Признать, что переусердствовал в защите слабых, гуманист опасается еще и потому, что эдак можно ненароком и с противоположным лагерем проассоциироваться. Ведь пакет идей об ужесточении законодательства (против собак ли, или мигрантов, или гомосексуалистов etc) – это как бы прерогатива сторонников «сильной руки», всяких силовиков-державников. Поэтому персонаж, идентифицирующий себя в либеральном тренде, лучше помрет, чем признает, что ему давно хочется, чтобы кто-нибудь обуздал обнаглевших кавказцев или ограничил свободу собачек. Вообще в идее по ограничению чьей-либо свободы либерал сразу узрит призрак фашизма и скорее согласиться продолжать мучиться, чем позволить «выпустить коричневую гидру на волю». Хотя примеры перезагрузки системы стереотипов тоже есть. Так, на рубеже 80-х и 90-х безусловной ценностью была свобода предпринимательства, в то том числе – строительного. Сегодня же в конфликте любых застройщиков и общественности абсолютное большинство симпатий любых общественных сил (кроме совсем уж проправительственных) оказывается на стороне жителей. Теперь они – «слабые», которых надо защищать (в существующих правовых условиях это действительно так). Но по всем остальным объектам «жаления» перезагрузки мозга пока не произошло. Собачки по-прежнему проходят в разряду слабых и угнетенных, нуждающихся в защите своих прав. Соответственно, позиция собаколюба символизирует личность либерально-демократическую. Позиция, наоборот, сторонника прав людей против прав собак сразу ассоциируется с фашизмом. Заметьте – в деле поддержки «слабеньких» не срабатывает даже такая безотказная демократическая ценность, как права человека. Что лишний раз показывает, насколько чаще мы оперируем не вещами, а их символами.

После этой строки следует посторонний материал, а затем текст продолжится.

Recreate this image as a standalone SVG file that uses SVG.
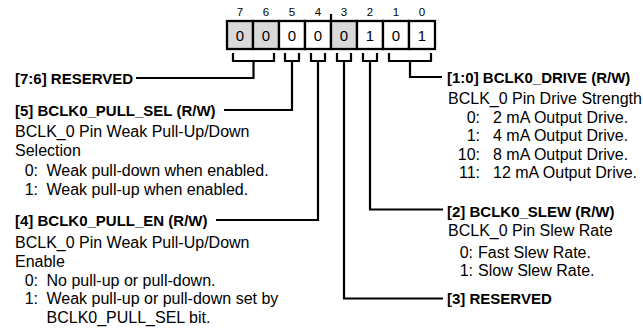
<svg xmlns="http://www.w3.org/2000/svg" width="643" height="332" viewBox="0 0 643 332">
<style>
.bn{font-family:"Liberation Sans",Arial,sans-serif;font-size:11.5px;fill:#000;text-anchor:middle}
.bv{font-family:"Liberation Sans",Arial,sans-serif;font-size:15px;fill:#000;text-anchor:middle}
.h{font-family:"Liberation Sans",Arial,sans-serif;font-size:15px;font-weight:bold;fill:#000}
.t{font-family:"Liberation Sans",Arial,sans-serif;font-size:16px;fill:#000}
.n{font-family:"Liberation Sans",Arial,sans-serif;font-size:16px;fill:#000;text-anchor:end}
.cell{stroke:#000;stroke-width:2.3}
.g{fill:#d9d9d9}
.w{fill:#fff}
.ln{fill:none;stroke:#000;stroke-width:2.2}
</style>
<rect width="643" height="332" fill="#fff"/>
<g id="register">
<text class="bn" x="240" y="15.5">7</text>
<text class="bn" x="266" y="15.5">6</text>
<text class="bn" x="292" y="15.5">5</text>
<text class="bn" x="318" y="15.5">4</text>
<text class="bn" x="344" y="15.5">3</text>
<text class="bn" x="370" y="15.5">2</text>
<text class="bn" x="396" y="15.5">1</text>
<text class="bn" x="422" y="15.5">0</text>
<rect class="cell g" x="227" y="21" width="26" height="28"/>
<rect class="cell g" x="253" y="21" width="26" height="28"/>
<rect class="cell w" x="279" y="21" width="26" height="28"/>
<rect class="cell w" x="305" y="21" width="26" height="28"/>
<rect class="cell g" x="331" y="21" width="26" height="28"/>
<rect class="cell w" x="357" y="21" width="26" height="28"/>
<rect class="cell w" x="383" y="21" width="26" height="28"/>
<rect class="cell w" x="409" y="21" width="26" height="28"/>
<line class="ln" x1="331" y1="14" x2="331" y2="21"/>
<text class="bv" x="240" y="40.5">0</text>
<text class="bv" x="266" y="40.5">0</text>
<text class="bv" x="292" y="40.5">0</text>
<text class="bv" x="318" y="40.5">0</text>
<text class="bv" x="344" y="40.5">0</text>
<text class="bv" x="370" y="40.5">1</text>
<text class="bv" x="396" y="40.5">0</text>
<text class="bv" x="422" y="40.5">1</text>
</g>
<g id="connectors">
<path class="ln" d="M233 53V61H274V53M253.5 61V78H136"/>
<path class="ln" d="M285 53V61H299V53M292 61V110H224"/>
<path class="ln" d="M311 53V61H325V53M318 61V220H216"/>
<path class="ln" d="M337 53V61H351V53M344 61V298.5H443"/>
<path class="ln" d="M363 53V61H377V53M370 61V209.5H443"/>
<path class="ln" d="M389 53V61H431V53M410 61V77H442"/>
</g>
<g id="f76">
<text class="h" x="15" y="83.5">[7:6] RESERVED</text>
</g>
<g id="f5">
<text class="h" x="15" y="115.5">[5] BCLK0_PULL_SEL (R/W)</text>
<text class="t" x="15" y="137">BCLK_0 Pin Weak Pull-Up/Down</text>
<text class="t" x="15" y="156">Selection</text>
<text class="n" x="38" y="175.5">0:</text>
<text class="t" x="46.5" y="175.5">Weak pull-down when enabled.</text>
<text class="n" x="38" y="195">1:</text>
<text class="t" x="46.5" y="195">Weak pull-up when enabled.</text>
</g>
<g id="f4">
<text class="h" x="15" y="225.5">[4] BCLK0_PULL_EN (R/W)</text>
<text class="t" x="15" y="247.5">BCLK_0 Pin Weak Pull-Up/Down</text>
<text class="t" x="15" y="267">Enable</text>
<text class="n" x="38" y="286">0:</text>
<text class="t" x="46.5" y="286">No pull-up or pull-down.</text>
<text class="n" x="38" y="304">1:</text>
<text class="t" x="46.5" y="304">Weak pull-up or pull-down set by</text>
<text class="t" x="46.5" y="322.5">BCLK0_PULL_SEL bit.</text>
</g>
<g id="f10">
<text class="h" x="447" y="82.5">[1:0] BCLK0_DRIVE (R/W)</text>
<text class="t" x="448" y="104">BCLK_0 Pin Drive Strength</text>
<text class="n" x="480" y="122.5">0:</text>
<text class="t" x="493" y="122.5">2 mA Output Drive.</text>
<text class="n" x="480" y="141">1:</text>
<text class="t" x="493" y="141">4 mA Output Drive.</text>
<text class="n" x="480" y="159.5">10:</text>
<text class="t" x="493" y="159.5">8 mA Output Drive.</text>
<text class="n" x="480" y="178">11:</text>
<text class="t" x="493" y="178">12 mA Output Drive.</text>
</g>
<g id="f2">
<text class="h" x="447" y="217">[2] BCLK0_SLEW (R/W)</text>
<text class="t" x="448" y="236">BCLK_0 Pin Slew Rate</text>
<text class="n" x="473" y="257.5">0:</text>
<text class="t" x="478" y="257.5">Fast Slew Rate.</text>
<text class="n" x="473" y="276">1:</text>
<text class="t" x="478" y="276">Slow Slew Rate.</text>
</g>
<g id="f3">
<text class="h" x="447" y="304">[3] RESERVED</text>
</g>
</svg>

Что касается еще одного заданного выше вопроса, а именно, почему собоколюбивый тренд поддерживают властьимущие и близкие к ним, то ответ, полагаю, таков. Как уже было замечено, сильные мира сего надежно защищены от безнаказанности собак и собаководов корпусами своих авто и заборами своих дач. То есть их выбор свободен от личной заинтересованности, он лежит чисто в сфере «искусства». И вот по этой-то причине депутаты, чиновники, гламурные певички и тому подобная публика выбирает права собак, потому что желает подыграть электоральному большинству. Ибо – это важно – это почти единственная тема, где представители господствующего класса могут выставить себя чуть ли не правозащитниками, радетелями слабых и угнетенных. Поэтому, как не парадоксально, но в собачьем вопросе власть оказывается «демократичней» общества «Мемориал». Правда, именно в этом вопросе демократичность является контрпродуктивной и вредной.

Вопрос «Сколько же людей должны загрызть собаки, чтобы сторонники правозащитного тренда перестали считать их несчастненькими и слабенькими», хотя и является риторическим, все-таки сам по себе предполагает надежду. Судя по примеру с застройщиками, такой количественный порог все-таки есть. А значит, мы рано или поздно его достигнем.